Risque de radicalisation
En résultent des cauchemars, des insomnies, parfois accompagnés d’un repli sur soi. Avant le 7 octobre, “plus de la moitié des parents avec qui nous avons parlé ont déclaré que leurs enfants s’automutilaient ou avaient des pensées suicidaires. Leur souffrance est indicible”, souligne Jason Lee, directeur de l’ONG pour le territoire palestinien occupé dans un communiqué. Du côté de Médecins du monde, on avait également constaté un besoin d’accompagnement “au minimum psychologique” pour une grande partie de la population civile.

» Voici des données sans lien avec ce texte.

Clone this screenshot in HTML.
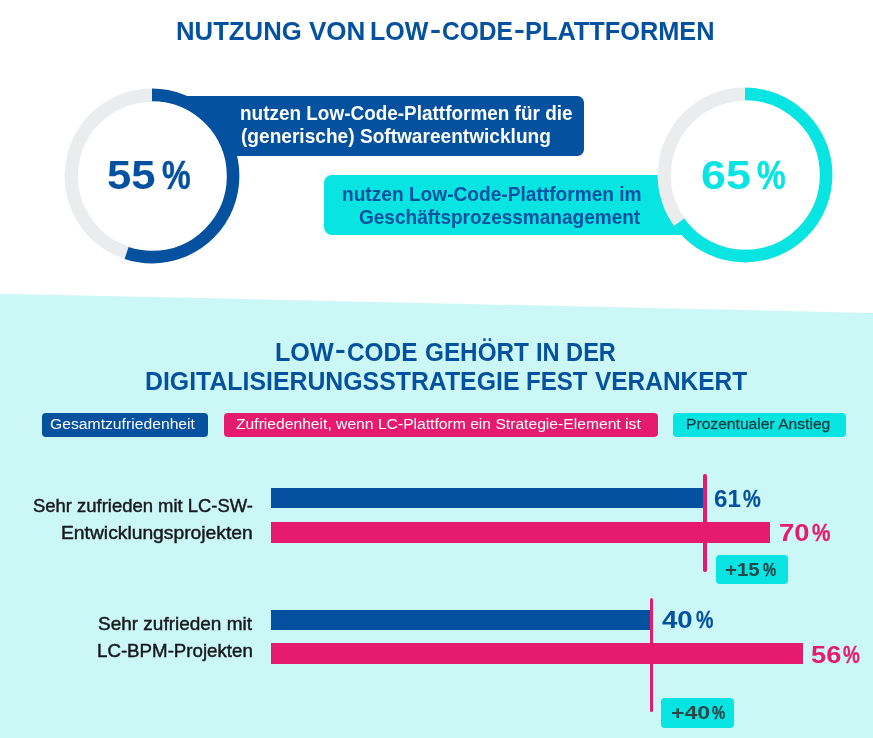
<!DOCTYPE html>
<html lang="de"><head><meta charset="utf-8"><title>Nutzung von Low-Code-Plattformen</title>
<style>
html,body{margin:0;padding:0;background:#fff}
#page{position:relative;width:873px;height:738px;overflow:hidden;background:#fff;font-family:'Liberation Sans', Arial, Helvetica, sans-serif}
.t{position:absolute;white-space:pre;margin:0;transform-origin:0 50%}
.box{position:absolute}
.ring{position:absolute;display:block}
#lower{position:absolute;left:0;top:0;width:873px;height:738px;background:#ccf7f7;clip-path:polygon(0 293.7px,873px 312.9px,873px 738px,0 738px)}
</style></head><body>
<div id="page">
<div id="lower"></div>
<div class="box" style="left:151.7px;top:96.4px;width:432.8px;height:59.3px;background:#04519f;border-radius:0 6.5px 6.5px 0"></div>
<div class="box" style="left:323.8px;top:175px;width:421.8px;height:60px;background:#07e4e1;border-radius:8px 0 0 8px"></div>
<svg class="ring" style="left:61.75px;top:85.50px" width="180" height="180" viewBox="0 0 180 180"><circle cx="90" cy="90" r="75.30000000000001" fill="#fff"/><circle cx="90" cy="90" r="80.75" fill="none" stroke="#ebecee" stroke-width="13.3" stroke-dasharray="233.39 507.37" transform="rotate(104.40 90 90)"/><circle cx="90" cy="90" r="81.10000000000001" fill="none" stroke="#04519f" stroke-width="12.6" stroke-dasharray="280.26 509.57" transform="rotate(-90 90 90)"/></svg>
<svg class="ring" style="left:655.30px;top:85.40px" width="180" height="180" viewBox="0 0 180 180"><circle cx="90" cy="90" r="75.30000000000001" fill="#fff"/><circle cx="90" cy="90" r="80.75" fill="none" stroke="#ebecee" stroke-width="13.3" stroke-dasharray="182.65 507.37" transform="rotate(140.40 90 90)"/><circle cx="90" cy="90" r="81.10000000000001" fill="none" stroke="#07e4e1" stroke-width="12.6" stroke-dasharray="331.22 509.57" transform="rotate(-90 90 90)"/></svg>
<div class="box" style="left:41.6px;top:413.4px;width:166.8px;height:24px;background:#04519f;border-radius:4px"></div>
<div class="box" style="left:223.7px;top:413.4px;width:434.6px;height:24px;background:#e61b70;border-radius:4px"></div>
<div class="box" style="left:672.8px;top:413.4px;width:173.2px;height:23.6px;background:#07e4e1;border-radius:4px"></div>

<div class="box" style="left:270.9px;top:488.1px;width:433px;height:20.4px;background:#04519f"></div>
<div class="box" style="left:270.9px;top:522.2px;width:499.3px;height:20.4px;background:#e61b70"></div>
<div class="box" style="left:703.2px;top:473.9px;width:3.4px;height:97.9px;background:#e61b70;border-radius:1.7px"></div>
<div class="box" style="left:715.8px;top:554.7px;width:72.4px;height:29.3px;background:#07e4e1;border-radius:4px"></div>

<div class="box" style="left:270.9px;top:609.8px;width:380px;height:20.3px;background:#04519f"></div>
<div class="box" style="left:270.9px;top:643.4px;width:532.6px;height:20.4px;background:#e61b70"></div>
<div class="box" style="left:649.6px;top:598.1px;width:3.4px;height:113.6px;background:#e61b70;border-radius:1.7px"></div>
<div class="box" style="left:661.2px;top:698.3px;width:72.7px;height:29.5px;background:#07e4e1;border-radius:4px"></div>
<div class="t" style="left:176.48px;top:16px;font-size:25.4px;line-height:30px;font-weight:700;color:#04519f;transform:scaleX(1.0128);">NUTZUNG</div>
<div class="t" style="left:308.54px;top:16px;font-size:25.4px;line-height:30px;font-weight:700;color:#04519f;transform:scaleX(1.0254);">VON</div>
<div class="t" style="left:370.42px;top:16px;font-size:25.4px;line-height:30px;font-weight:700;color:#04519f;transform:scaleX(0.9853);">LOW</div>
<div class="t" style="left:430.19px;top:14px;font-size:25.4px;line-height:30px;font-weight:700;color:#04519f;transform:scaleX(1.3077);">-</div>
<div class="t" style="left:441.73px;top:16px;font-size:25.4px;line-height:30px;font-weight:700;color:#04519f;transform:scaleX(0.9678);">CODE</div>
<div class="t" style="left:513.72px;top:14px;font-size:25.4px;line-height:30px;font-weight:700;color:#04519f;transform:scaleX(1.2769);">-</div>
<div class="t" style="left:524.60px;top:16px;font-size:25.4px;line-height:30px;font-weight:700;color:#04519f;transform:scaleX(0.9979);">PLATTFORMEN</div>
<div class="t" style="left:107.34px;top:151px;font-size:40px;line-height:48px;font-weight:700;color:#04519f;transform:scaleX(1.0911);">55</div>
<div class="t" style="left:161.80px;top:151px;font-size:40px;line-height:48px;font-weight:700;color:#04519f;transform:scaleX(0.8059);-webkit-text-stroke:0.5px currentColor;">%</div>
<div class="t" style="left:700.70px;top:151px;font-size:40px;line-height:48px;font-weight:700;color:#07e4e1;transform:scaleX(1.1195);">65</div>
<div class="t" style="left:756.80px;top:151px;font-size:40px;line-height:48px;font-weight:700;color:#07e4e1;transform:scaleX(0.8059);-webkit-text-stroke:0.5px currentColor;">%</div>
<div class="t" style="left:239.60px;top:101px;font-size:19.8px;line-height:24px;font-weight:700;color:#fff;transform:scaleX(0.9575);">nutzen Low-Code-Plattformen für die</div>
<div class="t" style="left:240.53px;top:124px;font-size:19.8px;line-height:24px;font-weight:700;color:#fff;transform:scaleX(0.9656);">(generische) Softwareentwicklung</div>
<div class="t" style="left:341.89px;top:182px;font-size:19.8px;line-height:24px;font-weight:700;color:#04519f;transform:scaleX(0.9668);">nutzen Low-Code-Plattformen im</div>
<div class="t" style="left:359.38px;top:205px;font-size:19.8px;line-height:24px;font-weight:700;color:#04519f;transform:scaleX(0.9616);">Geschäftsprozessmanagement</div>
<div class="t" style="left:274.98px;top:337px;font-size:24.9px;line-height:30px;font-weight:700;color:#04519f;transform:scaleX(1.0106);">LOW</div>
<div class="t" style="left:334.83px;top:334px;font-size:24.9px;line-height:30px;font-weight:700;color:#04519f;transform:scaleX(1.2889);">-</div>
<div class="t" style="left:346.52px;top:337px;font-size:24.9px;line-height:30px;font-weight:700;color:#04519f;transform:scaleX(0.9786);">CODE</div>
<div class="t" style="left:424.82px;top:337px;font-size:24.9px;line-height:30px;font-weight:700;color:#04519f;transform:scaleX(0.9758);">GEHÖRT</div>
<div class="t" style="left:535.58px;top:337px;font-size:24.9px;line-height:30px;font-weight:700;color:#04519f;transform:scaleX(0.9471);">IN DER</div>
<div class="t" style="left:144.50px;top:366px;font-size:24.9px;line-height:30px;font-weight:700;color:#04519f;transform:scaleX(0.9980);">DIGITALISIERUNGSSTRATEGIE</div>
<div class="t" style="left:525.75px;top:366px;font-size:24.9px;line-height:30px;font-weight:700;color:#04519f;transform:scaleX(0.9677);">FEST</div>
<div class="t" style="left:594.55px;top:366px;font-size:24.9px;line-height:30px;font-weight:700;color:#04519f;transform:scaleX(0.9819);">VERANKERT</div>
<div class="t" style="left:49.92px;top:415px;font-size:15.2px;line-height:18px;font-weight:400;color:#fff;transform:scaleX(1.0344);">Gesamtzufriedenheit</div>
<div class="t" style="left:236.18px;top:415px;font-size:15.2px;line-height:18px;font-weight:400;color:#fff;transform:scaleX(1.0311);">Zufriedenheit, wenn LC-Plattform ein Strategie-Element ist</div>
<div class="t" style="left:685.67px;top:415px;font-size:15.2px;line-height:18px;font-weight:400;color:#173f42;transform:scaleX(1.0296);-webkit-text-stroke:0.3px currentColor;">Prozentualer Anstieg</div>
<div class="t" style="left:32.50px;top:495px;font-size:18.5px;line-height:22px;font-weight:400;color:#16181d;transform:scaleX(0.9966);-webkit-text-stroke:0.45px currentColor;">Sehr zufrieden mit LC-SW-</div>
<div class="t" style="left:61.10px;top:522px;font-size:18.5px;line-height:22px;font-weight:400;color:#16181d;transform:scaleX(1.0418);-webkit-text-stroke:0.45px currentColor;">Entwicklungsprojekten</div>
<div class="t" style="left:97.89px;top:613px;font-size:18.5px;line-height:22px;font-weight:400;color:#16181d;transform:scaleX(1.0257);-webkit-text-stroke:0.45px currentColor;">Sehr zufrieden mit</div>
<div class="t" style="left:97.14px;top:640px;font-size:18.5px;line-height:22px;font-weight:400;color:#16181d;transform:scaleX(1.0105);-webkit-text-stroke:0.45px currentColor;">LC-BPM-Projekten</div>
<div class="t" style="left:713.56px;top:484px;font-size:24.5px;line-height:29px;font-weight:700;color:#04519f;transform:scaleX(0.9885);">61</div>
<div class="t" style="left:743.19px;top:484px;font-size:24.5px;line-height:29px;font-weight:700;color:#04519f;transform:scaleX(0.8145);-webkit-text-stroke:0.3px currentColor;">%</div>
<div class="t" style="left:779.18px;top:518px;font-size:24.5px;line-height:29px;font-weight:700;color:#e61b70;transform:scaleX(1.1168);">70</div>
<div class="t" style="left:811.78px;top:518px;font-size:24.5px;line-height:29px;font-weight:700;color:#e61b70;transform:scaleX(0.8482);-webkit-text-stroke:0.3px currentColor;">%</div>
<div class="t" style="left:661.62px;top:605px;font-size:24.5px;line-height:29px;font-weight:700;color:#04519f;transform:scaleX(1.1269);">40</div>
<div class="t" style="left:695.60px;top:605px;font-size:24.5px;line-height:29px;font-weight:700;color:#04519f;transform:scaleX(0.8000);-webkit-text-stroke:0.3px currentColor;">%</div>
<div class="t" style="left:811.27px;top:640px;font-size:24.5px;line-height:29px;font-weight:700;color:#e61b70;transform:scaleX(1.1107);">56</div>
<div class="t" style="left:843.01px;top:640px;font-size:24.5px;line-height:29px;font-weight:700;color:#e61b70;transform:scaleX(0.7711);-webkit-text-stroke:0.3px currentColor;">%</div>
<div class="t" style="left:725.26px;top:559px;font-size:18.2px;line-height:22px;font-weight:700;color:#25474a;transform:scaleX(1.1261);">+15</div>
<div class="t" style="left:762.60px;top:559px;font-size:18.2px;line-height:22px;font-weight:700;color:#25474a;transform:scaleX(0.8127);-webkit-text-stroke:0.3px currentColor;">%</div>
<div class="t" style="left:670.85px;top:702px;font-size:18.2px;line-height:22px;font-weight:700;color:#25474a;transform:scaleX(1.2712);">+40</div>
<div class="t" style="left:712.00px;top:702px;font-size:18.2px;line-height:22px;font-weight:700;color:#25474a;transform:scaleX(0.8127);-webkit-text-stroke:0.3px currentColor;">%</div>
</div>
</body></html>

Depuis le début du conflit, en raison des dégâts, la situation s’est encore aggravée. “Nous buvons de l’eau salée depuis dix jours. Mes filles, âgées de 7 et 4 ans, souffrent de déshydratation et de diarrhée”, témoigne une collaboratrice de l’UNICEF à Gaza.
Agnès Levallois explique au Parisien que “les enfants risquent d’en sortir [du conflit] avec un esprit de vengeance, une haine décuplée à l’égard d’Israël. Si aucun processus politique n’est mis en place à l’issue de ce conflit, les jeunes Palestiniens pourraient se radicaliser et rejoindre des mouvements plus extrémistes que le Hamas. Cela ne peut engendrer qu’une violence encore plus forte”. Aussi, pour Médecins du monde, le cessez-le-feu est “une urgence absolue”. “Il faudra grandir avec les événements indélébiles de ces dernières semaines. L’aide, ce sont aussi des secours psychologiques d’urgence. Plus vite elle entrera, plus on leur donnera une chance de se reconstruire après une telle violence.”